High-income consumers also made a complete about-turn on their household finances, from a net majority of 14% expecting their household finances to improve, to a net 7% now expecting a deterioration in their financial position. The index measuring high-income households’ rating of the appropriateness of the present time to buy durable goods also deteriorated (from -15 to -23) in the second quarter.

The confidence levels of middle-income households (those earning between R5 000 and R20 000 per month) slumped from -7 to -19, while those of low-income consumers (those earning less than R5 000 per month) remained unchanged at -12.

FNB chief economist Mamello Matikinca-Ngwenya comments: “With a large portion of high-income households making use of privately owned vehicles for transport, the household budgets of affluent consumers have been hard hit by the massive petrol and diesel price increases during the second quarter.

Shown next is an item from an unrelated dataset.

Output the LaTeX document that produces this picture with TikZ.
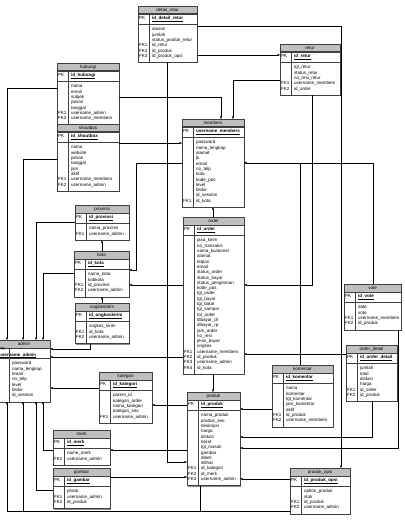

“Furthermore, the hike in the prime interest rate, soaring air fares and decline in stock prices on the JSE are all developments that disproportionately affect affluent households.”

Petrol prices increased by 29% quarter-on-quarter (q-o-q) in the second quarter of 2026 (roughly R5.60 per litre), while diesel prices skyrocketed by 57% (R10 per litre). The JSE All Share Index is down roughly 12% from its February 2026 peak.

“In contrast, low-income households mainly rely on public transport, where bus and taxi fares have so far increased far less. Slowing food inflation has also shielded the spending power of less-affluent households to date. However, the adverse implications for low-income households are expected to mount once the impacts of higher fuel and fertiliser prices filter through the agriculture value chain to food inflation, as poor households spend a large portion of their budgets on food,” says Matikinca-Ngwenya.

 

Bottom line

The latest GDP data release shows that the growth in real consumer spending slowed from an impressive 3,9% y-o-y in 2025Q4 to (a still robust) 3,4% y-o-y in 2026Q1.

However, in quarter-on-quarter (seasonally adjusted) terms, growth fell sharply from 1,2% in 2025Q4 to only 0,1% in 2026Q1.

Matikinca-Ngwenya notes: “The alarming increase in transport costs and hike in the prime interest rate will seriously strain high- and middle-income households’ ability to spend, the income groups with the greatest purchasing power in the economy. The 12-point fall in consumer confidence signals that consumers’ willingness to spend also declined notably during the second quarter, with the latest CCI reading (-19) now being well below the long-run average of -1.”

This will likely translate into a contraction (in q-o-q terms) in real consumer spending during the second quarter of 2026, with discretionary spending expected to come under significant pressure. Indeed, results from the BER’s latest retail survey point to a marked deterioration in durable and semi-durable goods sales during 2026Q2.

On a more positive note, on 17 June the US and Iran signed a memorandum of understanding to end hostilities and start negotiations towards a final agreement. This welcome development sent oil prices tumbling to around $80 per barrel (from over $100 in May), so – even with the fuel levy relief ending in July – South Africa is now on track for significant fuel price cuts in July.

Although it will take many months for fuel prices to return to pre-war levels, and the interest rate cutting cycle may only resume next year, a deal to end the war in the Middle East – provided it holds – should relieve some of the pressure on the consumer towards the end of 2026.